For young people in Africa, AI can be both a bridge and a wall.
There are a lot of options.
AI-powered tools can help more people get an education, make learning more personal, help increase agricultural productivity, improve healthcare diagnostics, and make public services better.
African tech ecosystems are already coming up with new ideas in fintech, health tech, and civic technology.
This is happening in places like Lagos, Nairobi, and Kigali, among others.
But there are just as many risks.
There are still gaps in technology between cities and towns, private and public schools, and countries with strong infrastructure and those without.
Many young Africans are looking for work right now in jobs that don’t require a lot of skills.
Automation could take those jobs away.
Governance is hard because of false information, data privacy loopholes and algorithms that are biased.
The question is not whether Africa will use AI but how it will do so in a responsible way.
DIGITAL LITERACY
Investing in digital literacy, partnerships between the public and private sectors, regional AI governance frameworks, and policies that encourage young people to be creative are very important.
These efforts must be in line with Sustainable Development Goals (SDGs) – quality education (4), decent work (8), and industry and innovation (9) to keep inequality from getting worse.
Namibia’s education and information and communication technology (ICT) sectors are growing so now is the time for changes to the curriculum that look to the future, more money resources for research, and digital strategies that include everyone so that rural areas are not left out of the technological revolution.

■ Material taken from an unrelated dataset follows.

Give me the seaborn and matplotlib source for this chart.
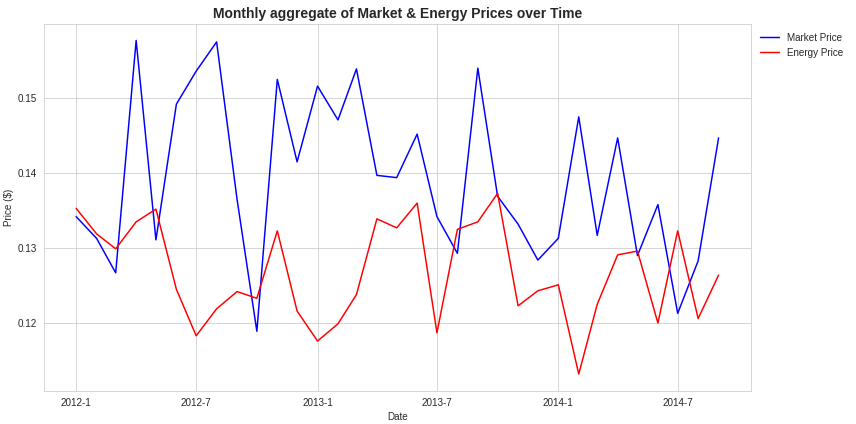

BOYS, YOUNG MEN ARE DOING WORSE
Efforts to promote gender equality in Africa have correctly focused on fixing the problems that women and girls have had in the past when it comes to education, political participation and economic access.
These accomplishments are still significant and incomplete.
At the same time, new information from a few African countries, Namibia included, shows that boys are doing worse than girls on some metrics, especially in high school.
There are still many reports about mental health problems, and the unemployment rate for young men remains high.
Recognising the challenges boys face does not diminish the importance of women’s empowerment.
Rather, it shows how important it is to have a gender policy that helps everyone and protects those at risk.
SDG 5 (gender equality) says men and women shouldn’t compete in a way that hurts both sides.
Evidence-based programmes that help boys who have trouble reading and writing, mentorship programmes, expanding vocational and technical education, and mental health support services can all work well with the ongoing investments in girls’ education.
Balanced gender-responsive policy makes the economy and society stronger.
LINKED REALITIES
Women in leadership, youth and AI, and the status of boys are all parts of the same conversation.
Institutions bring them together.
Stable governance lets women leaders do well, allows young people to come up with new ideas in a responsible way, and lets social policy deal with new inequalities.
However, weak institutions make inequality worse and limit chances.
As CSW70 gathering gets underway, the African voice needs to stress how important it is to hold institutions accountable, including people of all ages, and to ensure that technology is fair.
The continent’s priorities aren’t just ideas; they are based on real problems like making sure elections are fair, changing the population, and going digital.
Changes in gender roles in Africa will be more than just symbolic.
Also, how deep institutions are, how ready they are for new technology, and how open their social policies are all play a role.
Namibia’s stable democracy is an example of what structured inclusion can do.
The continent’s experience shows us that we need reliable institutions to protect progress.
In New York, the focus should change from representation to resilience.
We need to build systems that help people of all genders and ages become leaders, come up with new ideas, and have more opportunities.
The work ahead is hard, but it is based on facts, guided by continental political and economic commitments, and shaped by Africa’s greatest asset: her young people.